The German government rebuked the BND agency for making such suggestions about Saudi Arabia, an important business partner that is involved in international talks to find a political solution to the Syria crisis. “We need Saudi Arabia to solve the regional conflicts,” Sigmar Gabriel, the head of the Social Democrats (SPD) who share power with conservative Chancellor Angela Merkel, told the mass-circulation newspaper Bild am Sonntag. “But we must at the same time make clear that the time to look away is past. Wahhabi mosques are financed all over the world by Saudi Arabia. In Germany, many dangerous Islamists come from these communities,” he said.

Until Saudi Arabia is forcefully and directly confronted over its international financing of extremism, events like Paris and San Bernardino will continue and multiply. That’s a fact, however, that the president has yet to face up to; it goes against every fiber of his painfully politically correct world view. That world view, however, is getting Americans killed. The oath of office is clear about what the president’s overriding duty is:

I do solemnly swear (or affirm) that I will faithfully execute the Office of President of the United States, and will to the best of my ability, preserve, protect and defend the Constitution of the United States.

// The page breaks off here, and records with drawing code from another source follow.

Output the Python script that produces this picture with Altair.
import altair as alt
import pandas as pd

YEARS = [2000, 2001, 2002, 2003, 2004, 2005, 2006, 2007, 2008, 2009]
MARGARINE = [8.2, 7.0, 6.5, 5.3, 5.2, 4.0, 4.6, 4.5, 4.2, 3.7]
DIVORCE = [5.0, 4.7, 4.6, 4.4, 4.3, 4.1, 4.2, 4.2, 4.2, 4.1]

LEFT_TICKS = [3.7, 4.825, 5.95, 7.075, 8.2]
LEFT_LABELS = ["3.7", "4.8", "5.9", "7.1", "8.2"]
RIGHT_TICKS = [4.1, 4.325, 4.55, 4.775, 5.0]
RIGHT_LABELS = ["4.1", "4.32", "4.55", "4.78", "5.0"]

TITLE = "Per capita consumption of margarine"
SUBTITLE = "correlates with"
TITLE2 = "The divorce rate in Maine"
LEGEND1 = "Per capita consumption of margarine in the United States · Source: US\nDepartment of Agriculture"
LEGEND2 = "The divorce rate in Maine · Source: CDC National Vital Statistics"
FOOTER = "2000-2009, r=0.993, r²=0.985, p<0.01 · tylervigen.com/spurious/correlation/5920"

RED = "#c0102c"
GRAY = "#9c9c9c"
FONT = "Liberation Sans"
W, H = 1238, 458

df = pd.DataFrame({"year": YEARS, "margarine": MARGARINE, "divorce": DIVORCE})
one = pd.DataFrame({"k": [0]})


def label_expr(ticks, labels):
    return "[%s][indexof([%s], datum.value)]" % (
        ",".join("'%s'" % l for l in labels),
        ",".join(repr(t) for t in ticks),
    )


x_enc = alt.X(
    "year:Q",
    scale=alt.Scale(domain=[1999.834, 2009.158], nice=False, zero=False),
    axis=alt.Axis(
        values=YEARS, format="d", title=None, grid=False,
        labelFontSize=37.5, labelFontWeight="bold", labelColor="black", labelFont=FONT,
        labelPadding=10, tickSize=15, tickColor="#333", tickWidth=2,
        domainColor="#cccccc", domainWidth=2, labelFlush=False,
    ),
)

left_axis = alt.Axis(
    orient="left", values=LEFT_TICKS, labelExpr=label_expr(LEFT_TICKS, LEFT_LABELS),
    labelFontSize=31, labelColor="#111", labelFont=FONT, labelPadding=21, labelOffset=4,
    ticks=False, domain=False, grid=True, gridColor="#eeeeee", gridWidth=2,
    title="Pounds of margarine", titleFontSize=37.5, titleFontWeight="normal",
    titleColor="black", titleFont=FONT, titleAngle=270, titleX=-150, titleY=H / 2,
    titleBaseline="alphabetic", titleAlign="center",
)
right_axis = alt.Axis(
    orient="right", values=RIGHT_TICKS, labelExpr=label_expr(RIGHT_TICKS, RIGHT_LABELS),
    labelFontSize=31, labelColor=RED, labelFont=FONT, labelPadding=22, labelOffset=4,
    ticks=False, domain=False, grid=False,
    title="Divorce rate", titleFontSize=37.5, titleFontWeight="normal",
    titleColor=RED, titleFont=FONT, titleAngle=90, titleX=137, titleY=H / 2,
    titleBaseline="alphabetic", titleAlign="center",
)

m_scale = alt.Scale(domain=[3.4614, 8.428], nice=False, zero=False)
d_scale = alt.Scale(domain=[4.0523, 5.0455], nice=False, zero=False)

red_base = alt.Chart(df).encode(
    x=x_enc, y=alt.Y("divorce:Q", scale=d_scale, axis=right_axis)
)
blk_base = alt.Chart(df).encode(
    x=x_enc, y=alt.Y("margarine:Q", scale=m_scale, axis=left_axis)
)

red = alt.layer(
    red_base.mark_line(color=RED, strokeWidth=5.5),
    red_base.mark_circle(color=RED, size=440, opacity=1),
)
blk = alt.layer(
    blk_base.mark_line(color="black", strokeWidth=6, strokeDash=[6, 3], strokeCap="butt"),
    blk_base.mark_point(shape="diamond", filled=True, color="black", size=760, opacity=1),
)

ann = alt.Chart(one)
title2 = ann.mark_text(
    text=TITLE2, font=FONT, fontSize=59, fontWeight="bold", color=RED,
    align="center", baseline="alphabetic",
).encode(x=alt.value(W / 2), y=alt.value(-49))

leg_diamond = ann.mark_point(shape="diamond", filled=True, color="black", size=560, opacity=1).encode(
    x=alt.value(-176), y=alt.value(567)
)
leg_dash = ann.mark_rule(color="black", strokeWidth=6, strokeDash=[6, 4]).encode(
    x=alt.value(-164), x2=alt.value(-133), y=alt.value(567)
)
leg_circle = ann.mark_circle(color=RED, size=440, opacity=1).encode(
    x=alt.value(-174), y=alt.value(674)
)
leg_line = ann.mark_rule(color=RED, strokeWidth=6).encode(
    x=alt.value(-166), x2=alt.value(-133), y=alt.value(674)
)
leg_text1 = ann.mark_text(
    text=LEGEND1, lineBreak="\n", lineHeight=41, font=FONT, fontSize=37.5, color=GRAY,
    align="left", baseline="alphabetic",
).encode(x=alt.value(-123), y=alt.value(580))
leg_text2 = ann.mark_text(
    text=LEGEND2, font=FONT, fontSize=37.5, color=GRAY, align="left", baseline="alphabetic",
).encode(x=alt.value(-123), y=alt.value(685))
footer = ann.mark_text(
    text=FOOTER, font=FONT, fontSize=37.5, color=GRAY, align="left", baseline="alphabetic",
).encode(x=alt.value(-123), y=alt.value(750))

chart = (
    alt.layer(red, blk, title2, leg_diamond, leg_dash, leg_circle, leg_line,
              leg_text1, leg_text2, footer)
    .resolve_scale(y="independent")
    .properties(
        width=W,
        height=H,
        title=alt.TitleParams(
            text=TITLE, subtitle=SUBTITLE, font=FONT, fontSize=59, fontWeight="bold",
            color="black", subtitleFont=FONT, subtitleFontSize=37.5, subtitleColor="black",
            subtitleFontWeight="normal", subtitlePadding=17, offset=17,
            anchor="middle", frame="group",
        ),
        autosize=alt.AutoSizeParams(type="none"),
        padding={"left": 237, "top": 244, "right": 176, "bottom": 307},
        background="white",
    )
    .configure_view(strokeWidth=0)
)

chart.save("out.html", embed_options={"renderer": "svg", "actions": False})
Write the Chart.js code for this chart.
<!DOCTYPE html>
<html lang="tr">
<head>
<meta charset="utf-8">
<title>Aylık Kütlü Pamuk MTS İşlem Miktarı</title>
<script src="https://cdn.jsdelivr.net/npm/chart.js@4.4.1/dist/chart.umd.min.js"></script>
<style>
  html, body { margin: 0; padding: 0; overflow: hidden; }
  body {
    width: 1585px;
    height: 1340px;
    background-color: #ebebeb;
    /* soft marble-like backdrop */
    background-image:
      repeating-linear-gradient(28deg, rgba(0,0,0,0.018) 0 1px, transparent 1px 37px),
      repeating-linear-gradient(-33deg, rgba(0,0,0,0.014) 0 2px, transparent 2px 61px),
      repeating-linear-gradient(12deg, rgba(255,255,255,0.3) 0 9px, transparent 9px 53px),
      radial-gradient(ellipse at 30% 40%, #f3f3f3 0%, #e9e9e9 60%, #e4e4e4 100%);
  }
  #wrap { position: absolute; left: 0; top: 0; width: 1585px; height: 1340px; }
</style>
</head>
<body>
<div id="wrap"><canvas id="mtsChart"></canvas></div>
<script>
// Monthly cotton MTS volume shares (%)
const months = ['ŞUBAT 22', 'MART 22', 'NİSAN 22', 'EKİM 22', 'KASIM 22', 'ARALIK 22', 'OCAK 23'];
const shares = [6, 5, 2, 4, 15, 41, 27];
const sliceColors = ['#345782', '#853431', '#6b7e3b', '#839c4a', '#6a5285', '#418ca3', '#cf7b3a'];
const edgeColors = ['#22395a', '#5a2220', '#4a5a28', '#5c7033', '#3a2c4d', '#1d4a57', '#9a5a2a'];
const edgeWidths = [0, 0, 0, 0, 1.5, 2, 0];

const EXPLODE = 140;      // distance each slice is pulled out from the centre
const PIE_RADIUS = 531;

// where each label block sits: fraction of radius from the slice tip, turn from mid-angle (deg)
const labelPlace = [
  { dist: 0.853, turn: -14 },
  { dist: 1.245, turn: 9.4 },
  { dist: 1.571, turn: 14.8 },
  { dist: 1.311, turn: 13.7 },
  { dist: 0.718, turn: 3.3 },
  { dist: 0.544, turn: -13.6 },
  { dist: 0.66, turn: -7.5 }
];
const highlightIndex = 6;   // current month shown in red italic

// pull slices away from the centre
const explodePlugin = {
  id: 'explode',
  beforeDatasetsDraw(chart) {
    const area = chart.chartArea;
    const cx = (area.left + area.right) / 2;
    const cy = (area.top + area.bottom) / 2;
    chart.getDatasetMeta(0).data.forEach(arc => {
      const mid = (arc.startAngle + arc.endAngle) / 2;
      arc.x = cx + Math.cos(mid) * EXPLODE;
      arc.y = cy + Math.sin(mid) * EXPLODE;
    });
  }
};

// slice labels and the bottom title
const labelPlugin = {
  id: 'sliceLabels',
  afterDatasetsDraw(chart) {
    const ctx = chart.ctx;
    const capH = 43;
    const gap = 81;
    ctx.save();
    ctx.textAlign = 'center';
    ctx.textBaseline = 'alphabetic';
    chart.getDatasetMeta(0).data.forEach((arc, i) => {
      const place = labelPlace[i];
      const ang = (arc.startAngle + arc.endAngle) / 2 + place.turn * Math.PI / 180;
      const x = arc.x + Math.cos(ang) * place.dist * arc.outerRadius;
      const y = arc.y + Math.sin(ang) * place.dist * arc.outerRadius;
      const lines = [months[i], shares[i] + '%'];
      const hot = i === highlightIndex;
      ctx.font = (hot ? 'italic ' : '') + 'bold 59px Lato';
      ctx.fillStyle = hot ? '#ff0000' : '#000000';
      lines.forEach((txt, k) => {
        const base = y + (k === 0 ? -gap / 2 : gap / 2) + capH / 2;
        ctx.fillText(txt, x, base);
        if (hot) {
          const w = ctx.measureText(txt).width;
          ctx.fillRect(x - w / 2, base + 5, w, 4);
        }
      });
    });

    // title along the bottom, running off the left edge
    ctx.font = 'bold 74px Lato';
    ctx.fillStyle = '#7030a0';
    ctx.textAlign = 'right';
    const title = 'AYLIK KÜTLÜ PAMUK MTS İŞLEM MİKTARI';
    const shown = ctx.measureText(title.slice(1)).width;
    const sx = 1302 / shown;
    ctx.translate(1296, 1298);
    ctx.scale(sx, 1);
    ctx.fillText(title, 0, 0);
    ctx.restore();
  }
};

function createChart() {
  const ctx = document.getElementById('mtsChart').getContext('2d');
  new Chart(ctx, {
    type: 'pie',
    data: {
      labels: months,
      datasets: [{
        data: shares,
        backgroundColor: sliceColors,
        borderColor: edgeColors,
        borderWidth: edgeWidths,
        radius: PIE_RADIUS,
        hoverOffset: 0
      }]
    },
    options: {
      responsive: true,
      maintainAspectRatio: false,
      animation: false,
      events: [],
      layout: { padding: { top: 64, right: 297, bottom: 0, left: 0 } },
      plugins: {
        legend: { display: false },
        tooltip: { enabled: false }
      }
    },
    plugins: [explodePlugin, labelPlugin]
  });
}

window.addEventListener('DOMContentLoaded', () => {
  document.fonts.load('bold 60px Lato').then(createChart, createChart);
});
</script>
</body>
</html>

The United States is not a nation-state in the sense the European countries are; it is not a country of blood relations, but of fealty to a document of western, Enlightenment principles regarding the relationship of citizen and state. By defending the Constitution — something Obama is increasingly loath to do — the president is defending the country. Because the Constitution, not some vague leftist bromide about our “values”  or “the arc of history,” is exactly who we are.

When Roosevelt (who, prior to his election, had been assistant secretary of the Navy, a losing vice-presidential candidate and governor of New York state) suddenly found himself in his third term with an existential crisis on his hands, he did whatever was required to preserve, protect and defend the United States of America. Roosevelt understood that his domestic agenda would have to, from that moment on, take a back seat to his prosecution of the war. He called the enemy by name — the Empire of Japan — and vowed to crush the Japanese and their bushido culture by any means necessary. In the end, under his third vice-president and successor, Harry Truman, that involved atomic weapons. It also ended the war in the Pacific.

The treachery of which Roosevelt spoke and warned has now returned, and it is up to our generation to deal with it the same way FDR dealt with it.

Alas, Barack Obama — who aside from a brief seat-warming stint in the U.S. Senate as the Chicago Machine’s hand-picked tomato can has held no significant public office — cannot win the war against ISIS because he refuses to call the enemy by name. He refuses to admit the motivational force of Islamic supremacist doctrine. He refuses to untie the hands of the military. Obsessed with such domestic ephemera as “climate change” and unconstitutional attempt to disarm the American people in the face of grave, individual danger, he cannot bring himself to see the truth, even as he becomes a national laughingstock.

Nor can he bring himself to uphold his oath of office. There are words for men like him, and none of them is pretty.